** BEGIN **

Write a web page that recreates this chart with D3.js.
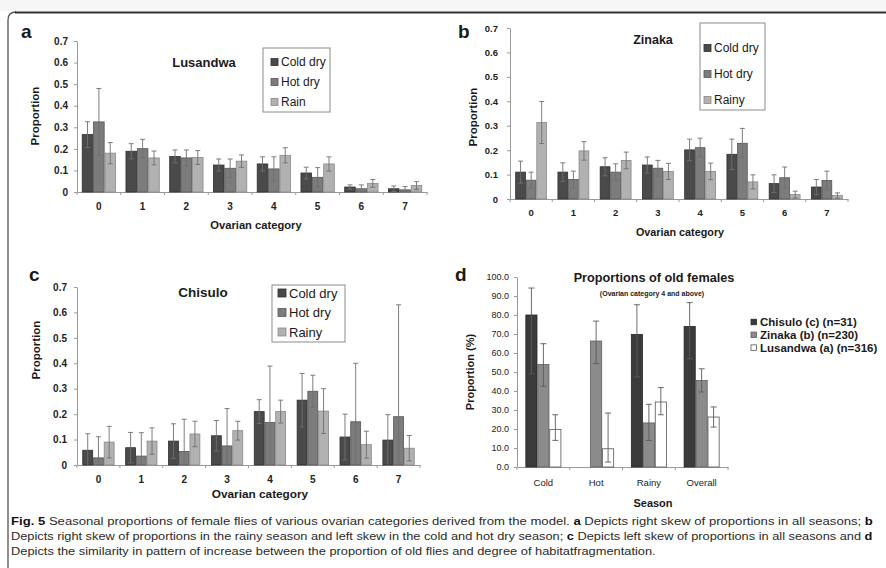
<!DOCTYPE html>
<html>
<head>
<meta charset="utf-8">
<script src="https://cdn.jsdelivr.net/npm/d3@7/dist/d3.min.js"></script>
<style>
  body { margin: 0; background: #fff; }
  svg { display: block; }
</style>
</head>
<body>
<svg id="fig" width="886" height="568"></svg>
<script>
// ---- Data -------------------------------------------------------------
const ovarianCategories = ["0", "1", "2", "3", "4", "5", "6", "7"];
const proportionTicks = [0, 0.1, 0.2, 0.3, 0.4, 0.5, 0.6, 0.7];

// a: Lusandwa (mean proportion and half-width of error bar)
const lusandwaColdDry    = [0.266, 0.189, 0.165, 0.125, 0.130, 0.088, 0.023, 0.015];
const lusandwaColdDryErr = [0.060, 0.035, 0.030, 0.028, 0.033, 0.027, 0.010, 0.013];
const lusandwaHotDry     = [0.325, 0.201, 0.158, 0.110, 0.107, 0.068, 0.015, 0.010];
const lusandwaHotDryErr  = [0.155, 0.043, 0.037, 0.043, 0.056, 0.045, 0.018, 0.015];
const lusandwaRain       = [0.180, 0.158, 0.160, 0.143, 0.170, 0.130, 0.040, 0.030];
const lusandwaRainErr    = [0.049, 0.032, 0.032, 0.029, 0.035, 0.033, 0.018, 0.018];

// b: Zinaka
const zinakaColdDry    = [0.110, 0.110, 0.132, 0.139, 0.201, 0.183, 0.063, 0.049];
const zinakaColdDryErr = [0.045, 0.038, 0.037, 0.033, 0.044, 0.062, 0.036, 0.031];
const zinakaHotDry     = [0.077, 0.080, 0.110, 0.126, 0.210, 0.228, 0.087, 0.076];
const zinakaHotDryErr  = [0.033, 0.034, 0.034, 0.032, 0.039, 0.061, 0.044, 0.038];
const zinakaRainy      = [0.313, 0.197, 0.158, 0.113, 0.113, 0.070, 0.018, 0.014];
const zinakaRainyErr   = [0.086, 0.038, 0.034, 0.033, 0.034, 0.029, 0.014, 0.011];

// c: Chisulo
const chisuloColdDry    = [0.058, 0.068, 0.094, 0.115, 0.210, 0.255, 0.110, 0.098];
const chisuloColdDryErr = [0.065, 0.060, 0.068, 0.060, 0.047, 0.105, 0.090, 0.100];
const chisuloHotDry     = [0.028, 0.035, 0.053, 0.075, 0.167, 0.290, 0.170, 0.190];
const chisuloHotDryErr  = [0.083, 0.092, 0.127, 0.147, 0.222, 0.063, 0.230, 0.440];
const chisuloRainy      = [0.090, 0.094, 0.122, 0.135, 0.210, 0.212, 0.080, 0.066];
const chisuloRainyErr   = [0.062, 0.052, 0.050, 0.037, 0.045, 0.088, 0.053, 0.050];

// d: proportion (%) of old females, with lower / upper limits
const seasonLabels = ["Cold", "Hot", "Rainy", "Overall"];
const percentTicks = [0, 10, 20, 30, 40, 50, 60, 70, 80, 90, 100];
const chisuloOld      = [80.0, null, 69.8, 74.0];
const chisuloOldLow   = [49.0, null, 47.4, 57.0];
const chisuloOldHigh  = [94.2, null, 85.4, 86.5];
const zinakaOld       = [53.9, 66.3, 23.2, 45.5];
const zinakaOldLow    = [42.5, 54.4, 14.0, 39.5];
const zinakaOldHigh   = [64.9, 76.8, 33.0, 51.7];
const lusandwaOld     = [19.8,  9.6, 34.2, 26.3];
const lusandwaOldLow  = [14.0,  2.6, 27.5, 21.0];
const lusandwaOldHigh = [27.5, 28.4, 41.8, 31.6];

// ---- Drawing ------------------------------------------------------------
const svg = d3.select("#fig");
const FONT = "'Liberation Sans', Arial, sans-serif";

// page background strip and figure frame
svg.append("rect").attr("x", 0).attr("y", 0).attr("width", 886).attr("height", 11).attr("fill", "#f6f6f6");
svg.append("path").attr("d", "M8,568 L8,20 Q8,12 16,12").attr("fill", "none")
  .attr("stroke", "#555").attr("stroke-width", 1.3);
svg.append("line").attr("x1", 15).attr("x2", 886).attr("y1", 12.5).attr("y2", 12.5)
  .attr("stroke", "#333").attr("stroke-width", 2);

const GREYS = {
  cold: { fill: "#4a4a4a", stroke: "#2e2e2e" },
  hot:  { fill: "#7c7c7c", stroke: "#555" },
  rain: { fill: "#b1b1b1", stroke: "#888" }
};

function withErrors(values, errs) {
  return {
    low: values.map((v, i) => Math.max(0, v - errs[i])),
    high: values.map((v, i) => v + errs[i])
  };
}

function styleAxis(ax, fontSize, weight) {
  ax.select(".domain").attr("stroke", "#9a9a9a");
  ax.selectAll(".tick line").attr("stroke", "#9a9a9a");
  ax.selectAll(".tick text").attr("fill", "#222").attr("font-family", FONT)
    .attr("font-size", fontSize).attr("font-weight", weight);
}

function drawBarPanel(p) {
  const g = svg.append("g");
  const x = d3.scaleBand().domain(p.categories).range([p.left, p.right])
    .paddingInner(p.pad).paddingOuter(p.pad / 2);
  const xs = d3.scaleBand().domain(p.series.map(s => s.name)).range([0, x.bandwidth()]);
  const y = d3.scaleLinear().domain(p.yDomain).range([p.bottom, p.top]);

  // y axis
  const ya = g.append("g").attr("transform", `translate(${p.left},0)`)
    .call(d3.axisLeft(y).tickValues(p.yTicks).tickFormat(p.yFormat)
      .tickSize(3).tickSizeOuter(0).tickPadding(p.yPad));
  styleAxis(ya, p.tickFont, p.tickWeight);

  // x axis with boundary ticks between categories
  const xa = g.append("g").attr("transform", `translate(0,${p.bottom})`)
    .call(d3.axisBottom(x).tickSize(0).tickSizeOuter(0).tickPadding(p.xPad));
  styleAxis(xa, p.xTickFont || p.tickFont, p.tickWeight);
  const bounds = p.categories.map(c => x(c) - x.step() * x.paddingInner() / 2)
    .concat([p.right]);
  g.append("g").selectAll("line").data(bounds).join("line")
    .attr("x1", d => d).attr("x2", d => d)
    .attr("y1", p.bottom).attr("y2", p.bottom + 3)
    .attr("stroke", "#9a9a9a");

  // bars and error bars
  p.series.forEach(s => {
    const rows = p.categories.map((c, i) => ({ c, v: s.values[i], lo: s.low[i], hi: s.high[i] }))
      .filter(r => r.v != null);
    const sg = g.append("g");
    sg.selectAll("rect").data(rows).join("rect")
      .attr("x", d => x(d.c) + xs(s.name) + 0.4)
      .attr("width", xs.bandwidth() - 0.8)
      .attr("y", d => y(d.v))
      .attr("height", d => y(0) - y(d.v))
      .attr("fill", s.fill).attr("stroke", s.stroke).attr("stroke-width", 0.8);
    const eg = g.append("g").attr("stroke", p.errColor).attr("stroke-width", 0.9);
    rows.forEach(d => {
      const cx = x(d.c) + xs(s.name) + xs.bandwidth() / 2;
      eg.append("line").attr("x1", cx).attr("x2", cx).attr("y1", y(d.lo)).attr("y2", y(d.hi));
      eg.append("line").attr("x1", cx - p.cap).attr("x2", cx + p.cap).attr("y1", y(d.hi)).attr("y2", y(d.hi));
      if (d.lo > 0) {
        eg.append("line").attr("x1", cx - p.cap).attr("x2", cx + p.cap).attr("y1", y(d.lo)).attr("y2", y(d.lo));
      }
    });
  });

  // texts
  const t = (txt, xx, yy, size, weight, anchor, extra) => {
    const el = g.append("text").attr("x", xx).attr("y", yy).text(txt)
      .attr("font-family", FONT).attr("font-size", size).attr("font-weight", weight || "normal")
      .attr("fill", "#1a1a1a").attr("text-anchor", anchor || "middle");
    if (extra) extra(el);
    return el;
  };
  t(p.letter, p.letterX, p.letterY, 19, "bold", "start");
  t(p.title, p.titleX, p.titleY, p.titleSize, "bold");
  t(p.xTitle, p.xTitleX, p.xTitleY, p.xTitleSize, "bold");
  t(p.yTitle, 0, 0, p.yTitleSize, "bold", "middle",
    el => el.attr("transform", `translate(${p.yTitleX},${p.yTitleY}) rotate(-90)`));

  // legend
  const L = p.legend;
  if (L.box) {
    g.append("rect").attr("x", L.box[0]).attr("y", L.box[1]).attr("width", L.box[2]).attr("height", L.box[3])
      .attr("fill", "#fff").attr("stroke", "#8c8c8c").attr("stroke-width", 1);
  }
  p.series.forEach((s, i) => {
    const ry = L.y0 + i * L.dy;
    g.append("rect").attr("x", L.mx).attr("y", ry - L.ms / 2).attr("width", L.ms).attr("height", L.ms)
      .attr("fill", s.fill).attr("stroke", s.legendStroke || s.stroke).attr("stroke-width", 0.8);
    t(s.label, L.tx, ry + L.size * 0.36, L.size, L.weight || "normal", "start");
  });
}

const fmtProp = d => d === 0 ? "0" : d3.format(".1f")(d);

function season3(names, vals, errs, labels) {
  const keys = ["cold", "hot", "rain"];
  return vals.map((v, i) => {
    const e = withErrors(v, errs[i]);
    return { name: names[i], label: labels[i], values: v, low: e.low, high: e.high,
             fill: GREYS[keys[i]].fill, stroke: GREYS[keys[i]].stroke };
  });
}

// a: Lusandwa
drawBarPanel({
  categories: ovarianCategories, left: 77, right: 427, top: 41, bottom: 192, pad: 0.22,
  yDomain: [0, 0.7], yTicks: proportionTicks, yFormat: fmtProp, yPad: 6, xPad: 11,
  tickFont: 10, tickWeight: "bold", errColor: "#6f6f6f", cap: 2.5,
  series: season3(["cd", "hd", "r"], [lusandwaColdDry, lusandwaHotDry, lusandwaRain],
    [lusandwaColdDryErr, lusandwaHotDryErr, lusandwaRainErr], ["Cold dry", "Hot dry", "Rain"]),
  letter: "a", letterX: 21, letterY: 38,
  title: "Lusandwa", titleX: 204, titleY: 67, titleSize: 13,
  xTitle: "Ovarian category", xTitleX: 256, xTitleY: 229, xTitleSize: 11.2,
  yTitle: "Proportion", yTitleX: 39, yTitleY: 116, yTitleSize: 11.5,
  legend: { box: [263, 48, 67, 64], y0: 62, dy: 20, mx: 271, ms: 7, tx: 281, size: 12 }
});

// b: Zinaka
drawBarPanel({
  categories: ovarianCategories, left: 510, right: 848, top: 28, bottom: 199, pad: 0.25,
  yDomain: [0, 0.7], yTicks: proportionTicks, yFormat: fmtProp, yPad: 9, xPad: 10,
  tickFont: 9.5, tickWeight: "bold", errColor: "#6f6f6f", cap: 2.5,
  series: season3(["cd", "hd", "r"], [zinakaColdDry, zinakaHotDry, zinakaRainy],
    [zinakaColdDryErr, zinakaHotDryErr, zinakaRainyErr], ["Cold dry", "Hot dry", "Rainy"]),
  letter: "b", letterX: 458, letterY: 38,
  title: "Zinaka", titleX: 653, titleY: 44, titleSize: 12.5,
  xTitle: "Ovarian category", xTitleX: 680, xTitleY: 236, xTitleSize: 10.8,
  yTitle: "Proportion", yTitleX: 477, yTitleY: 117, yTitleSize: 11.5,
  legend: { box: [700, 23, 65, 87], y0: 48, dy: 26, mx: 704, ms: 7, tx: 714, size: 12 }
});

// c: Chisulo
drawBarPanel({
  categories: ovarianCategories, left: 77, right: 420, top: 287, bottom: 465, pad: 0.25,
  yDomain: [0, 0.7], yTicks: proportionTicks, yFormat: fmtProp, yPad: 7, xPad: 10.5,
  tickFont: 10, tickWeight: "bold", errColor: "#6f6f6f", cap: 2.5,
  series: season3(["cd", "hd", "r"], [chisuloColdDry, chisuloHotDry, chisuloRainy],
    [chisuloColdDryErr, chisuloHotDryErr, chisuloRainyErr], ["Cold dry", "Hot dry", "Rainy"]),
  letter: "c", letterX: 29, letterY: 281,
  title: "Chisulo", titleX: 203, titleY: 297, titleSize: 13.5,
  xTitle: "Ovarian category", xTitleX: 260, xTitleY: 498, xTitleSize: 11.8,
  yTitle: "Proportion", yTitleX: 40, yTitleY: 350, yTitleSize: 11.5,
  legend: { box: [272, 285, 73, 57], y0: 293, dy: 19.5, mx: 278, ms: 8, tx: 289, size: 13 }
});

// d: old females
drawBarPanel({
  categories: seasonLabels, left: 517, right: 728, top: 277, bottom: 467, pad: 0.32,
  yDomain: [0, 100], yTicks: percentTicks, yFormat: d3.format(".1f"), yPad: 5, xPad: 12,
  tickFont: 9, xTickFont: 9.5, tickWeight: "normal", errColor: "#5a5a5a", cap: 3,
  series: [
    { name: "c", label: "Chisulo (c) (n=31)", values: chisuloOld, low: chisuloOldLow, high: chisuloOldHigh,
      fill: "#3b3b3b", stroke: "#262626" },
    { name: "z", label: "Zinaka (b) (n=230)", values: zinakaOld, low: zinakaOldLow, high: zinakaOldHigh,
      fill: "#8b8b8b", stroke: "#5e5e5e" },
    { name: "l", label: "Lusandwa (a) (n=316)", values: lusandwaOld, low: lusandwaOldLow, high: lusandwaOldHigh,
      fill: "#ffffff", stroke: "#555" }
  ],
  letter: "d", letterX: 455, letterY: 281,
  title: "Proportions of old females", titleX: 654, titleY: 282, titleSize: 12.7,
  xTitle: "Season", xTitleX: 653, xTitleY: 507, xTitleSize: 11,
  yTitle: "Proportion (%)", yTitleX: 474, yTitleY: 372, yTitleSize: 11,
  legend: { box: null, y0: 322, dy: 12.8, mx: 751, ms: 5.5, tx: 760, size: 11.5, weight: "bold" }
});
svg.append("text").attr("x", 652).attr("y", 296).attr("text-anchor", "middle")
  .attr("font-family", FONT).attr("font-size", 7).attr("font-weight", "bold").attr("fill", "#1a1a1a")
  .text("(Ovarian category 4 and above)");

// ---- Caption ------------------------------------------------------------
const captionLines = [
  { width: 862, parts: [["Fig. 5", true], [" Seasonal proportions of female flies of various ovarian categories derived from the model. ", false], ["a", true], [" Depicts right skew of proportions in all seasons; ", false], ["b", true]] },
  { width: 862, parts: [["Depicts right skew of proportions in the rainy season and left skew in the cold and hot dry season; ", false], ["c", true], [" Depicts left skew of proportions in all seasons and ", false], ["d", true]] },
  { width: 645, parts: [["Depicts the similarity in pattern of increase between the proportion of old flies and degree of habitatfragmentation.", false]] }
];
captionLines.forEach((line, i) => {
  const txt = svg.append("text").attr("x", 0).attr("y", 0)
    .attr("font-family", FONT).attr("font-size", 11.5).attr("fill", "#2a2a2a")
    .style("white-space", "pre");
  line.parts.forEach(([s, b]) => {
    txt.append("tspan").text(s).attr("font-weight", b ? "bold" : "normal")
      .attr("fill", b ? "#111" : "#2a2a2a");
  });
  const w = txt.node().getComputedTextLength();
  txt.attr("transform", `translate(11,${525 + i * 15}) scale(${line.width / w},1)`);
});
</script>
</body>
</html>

** END **

■ Written instruction
Everything from the top line of the data down to and including the line with "const proportionTicks = [0, 0.1, 0.2, 0.3, 0.4, 0.5, 0.6, 0.7];" is to be copied, except the pictures.

■ Solution for this task
Write a web page that recreates this chart with D3.js.
<!DOCTYPE html>
<html>
<head>
<meta charset="utf-8">
<script src="https://cdn.jsdelivr.net/npm/d3@7/dist/d3.min.js"></script>
<style>
  body { margin: 0; background: #fff; }
  svg { display: block; }
</style>
</head>
<body>
<svg id="fig" width="886" height="568"></svg>
<script>
// ---- Data -------------------------------------------------------------
const ovarianCategories = ["0", "1", "2", "3", "4", "5", "6", "7"];
const proportionTicks = [0, 0.1, 0.2, 0.3, 0.4, 0.5, 0.6, 0.7];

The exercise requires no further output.